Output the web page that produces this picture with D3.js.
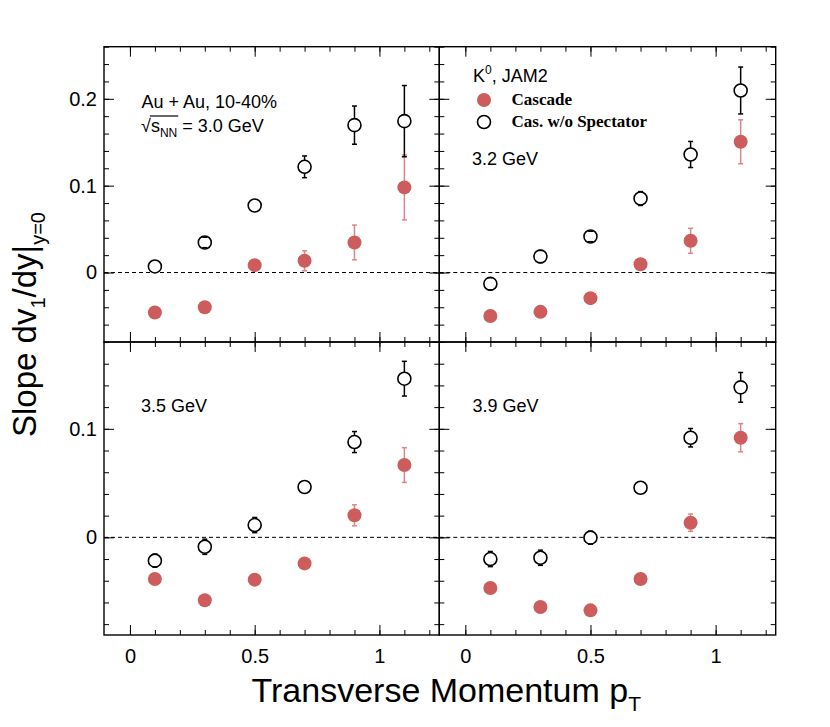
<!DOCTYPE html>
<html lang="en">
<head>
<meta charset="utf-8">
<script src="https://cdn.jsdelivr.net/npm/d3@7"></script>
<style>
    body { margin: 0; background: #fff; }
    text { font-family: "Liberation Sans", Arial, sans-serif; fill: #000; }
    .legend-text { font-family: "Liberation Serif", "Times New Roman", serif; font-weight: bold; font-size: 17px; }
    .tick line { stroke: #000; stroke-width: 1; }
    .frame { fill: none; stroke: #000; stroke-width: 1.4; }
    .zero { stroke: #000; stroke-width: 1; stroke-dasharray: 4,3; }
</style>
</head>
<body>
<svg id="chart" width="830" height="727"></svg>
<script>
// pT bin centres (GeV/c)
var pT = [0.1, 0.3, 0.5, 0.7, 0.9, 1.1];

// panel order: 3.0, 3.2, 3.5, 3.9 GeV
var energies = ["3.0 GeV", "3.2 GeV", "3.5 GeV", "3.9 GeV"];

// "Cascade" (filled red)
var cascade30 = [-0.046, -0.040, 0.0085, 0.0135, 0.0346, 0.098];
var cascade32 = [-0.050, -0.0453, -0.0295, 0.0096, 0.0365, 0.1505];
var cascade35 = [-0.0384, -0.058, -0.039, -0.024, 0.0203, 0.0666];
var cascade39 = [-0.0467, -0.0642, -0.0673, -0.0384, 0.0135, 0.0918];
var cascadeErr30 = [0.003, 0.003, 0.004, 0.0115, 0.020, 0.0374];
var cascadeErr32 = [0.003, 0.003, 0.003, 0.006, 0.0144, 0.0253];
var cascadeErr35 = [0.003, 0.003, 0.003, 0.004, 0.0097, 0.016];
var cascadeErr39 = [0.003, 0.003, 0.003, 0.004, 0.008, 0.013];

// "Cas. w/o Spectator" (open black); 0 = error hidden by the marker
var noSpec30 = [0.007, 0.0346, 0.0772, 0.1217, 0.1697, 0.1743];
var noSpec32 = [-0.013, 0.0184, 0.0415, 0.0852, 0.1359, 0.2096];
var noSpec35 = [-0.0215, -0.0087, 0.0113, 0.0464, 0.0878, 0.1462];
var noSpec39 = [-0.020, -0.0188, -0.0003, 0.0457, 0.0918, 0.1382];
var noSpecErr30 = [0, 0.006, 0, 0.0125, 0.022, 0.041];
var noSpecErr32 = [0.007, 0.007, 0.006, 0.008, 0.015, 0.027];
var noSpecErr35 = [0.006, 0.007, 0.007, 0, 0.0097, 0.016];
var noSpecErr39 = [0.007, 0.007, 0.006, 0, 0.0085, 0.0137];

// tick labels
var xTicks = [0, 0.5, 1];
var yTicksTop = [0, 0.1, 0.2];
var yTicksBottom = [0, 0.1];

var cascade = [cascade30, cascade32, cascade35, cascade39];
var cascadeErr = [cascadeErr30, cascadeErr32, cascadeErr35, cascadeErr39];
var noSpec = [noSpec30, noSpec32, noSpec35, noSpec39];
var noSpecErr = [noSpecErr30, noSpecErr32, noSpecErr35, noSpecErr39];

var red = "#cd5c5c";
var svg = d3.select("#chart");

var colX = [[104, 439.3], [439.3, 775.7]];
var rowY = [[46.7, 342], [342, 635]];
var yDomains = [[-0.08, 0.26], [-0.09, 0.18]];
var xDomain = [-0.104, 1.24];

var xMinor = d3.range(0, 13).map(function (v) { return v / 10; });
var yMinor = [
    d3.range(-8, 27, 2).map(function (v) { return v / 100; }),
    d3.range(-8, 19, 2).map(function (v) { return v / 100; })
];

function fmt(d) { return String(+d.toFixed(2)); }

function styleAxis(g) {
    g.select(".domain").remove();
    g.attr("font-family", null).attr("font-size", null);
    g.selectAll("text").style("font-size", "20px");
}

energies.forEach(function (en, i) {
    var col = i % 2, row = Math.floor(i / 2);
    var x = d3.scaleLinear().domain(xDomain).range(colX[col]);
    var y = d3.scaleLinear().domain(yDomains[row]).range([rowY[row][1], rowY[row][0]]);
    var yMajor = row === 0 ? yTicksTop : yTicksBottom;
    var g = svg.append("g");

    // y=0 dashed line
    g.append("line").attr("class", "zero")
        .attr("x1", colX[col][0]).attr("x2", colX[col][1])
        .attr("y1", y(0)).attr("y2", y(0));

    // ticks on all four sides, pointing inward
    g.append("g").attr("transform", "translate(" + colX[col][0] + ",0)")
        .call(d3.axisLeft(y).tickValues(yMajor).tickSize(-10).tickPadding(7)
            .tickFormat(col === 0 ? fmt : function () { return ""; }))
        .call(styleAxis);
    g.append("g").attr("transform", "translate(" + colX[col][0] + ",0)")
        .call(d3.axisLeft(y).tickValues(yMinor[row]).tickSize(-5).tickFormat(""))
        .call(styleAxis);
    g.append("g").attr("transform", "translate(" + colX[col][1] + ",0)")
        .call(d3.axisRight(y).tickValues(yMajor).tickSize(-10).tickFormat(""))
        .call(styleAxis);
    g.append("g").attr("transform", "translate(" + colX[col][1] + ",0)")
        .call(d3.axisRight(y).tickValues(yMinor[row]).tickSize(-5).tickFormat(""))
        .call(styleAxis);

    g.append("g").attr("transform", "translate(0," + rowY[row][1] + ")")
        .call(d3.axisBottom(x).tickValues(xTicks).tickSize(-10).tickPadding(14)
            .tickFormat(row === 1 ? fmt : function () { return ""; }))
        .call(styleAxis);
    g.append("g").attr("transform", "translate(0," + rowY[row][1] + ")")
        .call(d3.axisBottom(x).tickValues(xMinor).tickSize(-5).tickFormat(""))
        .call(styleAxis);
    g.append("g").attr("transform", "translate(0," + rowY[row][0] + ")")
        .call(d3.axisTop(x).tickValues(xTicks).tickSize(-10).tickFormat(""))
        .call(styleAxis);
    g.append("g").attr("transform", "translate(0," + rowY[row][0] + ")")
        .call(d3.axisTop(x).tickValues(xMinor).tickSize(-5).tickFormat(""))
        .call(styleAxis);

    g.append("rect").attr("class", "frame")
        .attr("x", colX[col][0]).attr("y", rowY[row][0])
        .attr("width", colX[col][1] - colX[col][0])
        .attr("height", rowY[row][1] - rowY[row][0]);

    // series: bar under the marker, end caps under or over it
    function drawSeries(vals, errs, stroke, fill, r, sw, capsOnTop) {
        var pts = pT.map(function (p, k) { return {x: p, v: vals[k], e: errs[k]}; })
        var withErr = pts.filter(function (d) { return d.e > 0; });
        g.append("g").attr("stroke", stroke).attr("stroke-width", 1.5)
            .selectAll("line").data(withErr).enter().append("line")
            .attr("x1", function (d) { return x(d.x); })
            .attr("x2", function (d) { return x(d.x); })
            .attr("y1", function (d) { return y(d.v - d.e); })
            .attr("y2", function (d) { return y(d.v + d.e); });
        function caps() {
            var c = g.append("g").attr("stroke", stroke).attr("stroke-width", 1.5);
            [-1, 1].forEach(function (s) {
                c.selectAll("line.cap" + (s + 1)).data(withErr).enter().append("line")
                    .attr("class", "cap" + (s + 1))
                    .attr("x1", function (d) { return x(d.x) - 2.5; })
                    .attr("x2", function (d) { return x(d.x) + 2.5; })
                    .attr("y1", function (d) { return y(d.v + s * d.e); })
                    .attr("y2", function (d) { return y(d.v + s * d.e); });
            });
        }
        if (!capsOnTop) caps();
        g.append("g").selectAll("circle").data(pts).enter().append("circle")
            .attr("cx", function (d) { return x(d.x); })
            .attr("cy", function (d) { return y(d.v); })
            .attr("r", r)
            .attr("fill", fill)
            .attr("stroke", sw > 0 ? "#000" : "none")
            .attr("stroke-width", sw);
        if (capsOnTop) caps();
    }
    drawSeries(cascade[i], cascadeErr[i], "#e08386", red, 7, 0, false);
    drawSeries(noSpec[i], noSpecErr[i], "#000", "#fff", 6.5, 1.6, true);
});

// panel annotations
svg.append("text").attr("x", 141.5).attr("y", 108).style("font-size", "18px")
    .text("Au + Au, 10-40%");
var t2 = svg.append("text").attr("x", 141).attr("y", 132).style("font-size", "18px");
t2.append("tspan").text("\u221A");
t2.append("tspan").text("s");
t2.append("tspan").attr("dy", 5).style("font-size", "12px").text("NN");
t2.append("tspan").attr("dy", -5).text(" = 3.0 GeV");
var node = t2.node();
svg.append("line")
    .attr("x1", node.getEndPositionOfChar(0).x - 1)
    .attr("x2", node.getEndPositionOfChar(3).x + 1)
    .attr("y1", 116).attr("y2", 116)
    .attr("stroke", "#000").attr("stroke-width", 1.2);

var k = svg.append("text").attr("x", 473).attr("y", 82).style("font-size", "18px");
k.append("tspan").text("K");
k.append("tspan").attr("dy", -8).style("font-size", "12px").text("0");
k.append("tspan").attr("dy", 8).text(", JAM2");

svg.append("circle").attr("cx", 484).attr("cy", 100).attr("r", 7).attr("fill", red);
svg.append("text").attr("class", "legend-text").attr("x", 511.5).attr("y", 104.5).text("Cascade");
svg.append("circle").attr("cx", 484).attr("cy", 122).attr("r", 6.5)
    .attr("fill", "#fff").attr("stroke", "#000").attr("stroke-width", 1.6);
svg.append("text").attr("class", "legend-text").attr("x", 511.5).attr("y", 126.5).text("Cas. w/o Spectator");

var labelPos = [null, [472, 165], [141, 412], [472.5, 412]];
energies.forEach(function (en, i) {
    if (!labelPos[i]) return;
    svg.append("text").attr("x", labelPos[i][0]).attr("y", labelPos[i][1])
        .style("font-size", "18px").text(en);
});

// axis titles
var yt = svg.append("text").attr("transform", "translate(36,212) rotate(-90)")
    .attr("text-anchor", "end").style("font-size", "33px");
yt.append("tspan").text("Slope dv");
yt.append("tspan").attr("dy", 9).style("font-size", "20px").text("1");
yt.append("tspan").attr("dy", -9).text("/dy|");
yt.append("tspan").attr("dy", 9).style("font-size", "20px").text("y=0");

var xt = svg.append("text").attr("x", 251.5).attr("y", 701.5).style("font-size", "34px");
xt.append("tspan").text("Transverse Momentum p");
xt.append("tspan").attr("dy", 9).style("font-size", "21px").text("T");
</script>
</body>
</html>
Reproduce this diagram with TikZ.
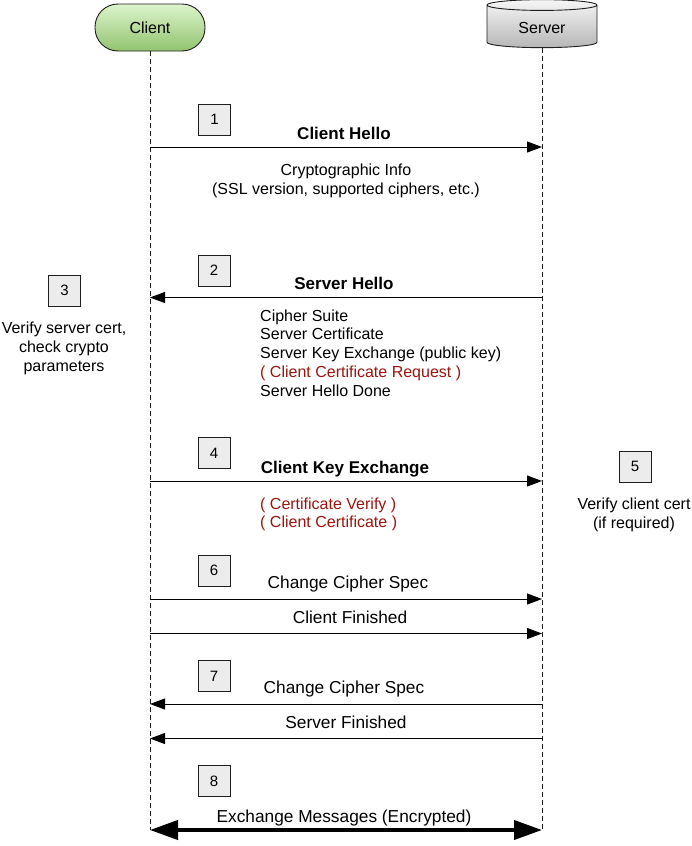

**TASK OBJECTIVE:** Look through the entries above and list every line containing "this".

**OUTPUT OF THE TASK:**
Output the web page that produces this picture with D3.js.
Reproduce this diagram with TikZ.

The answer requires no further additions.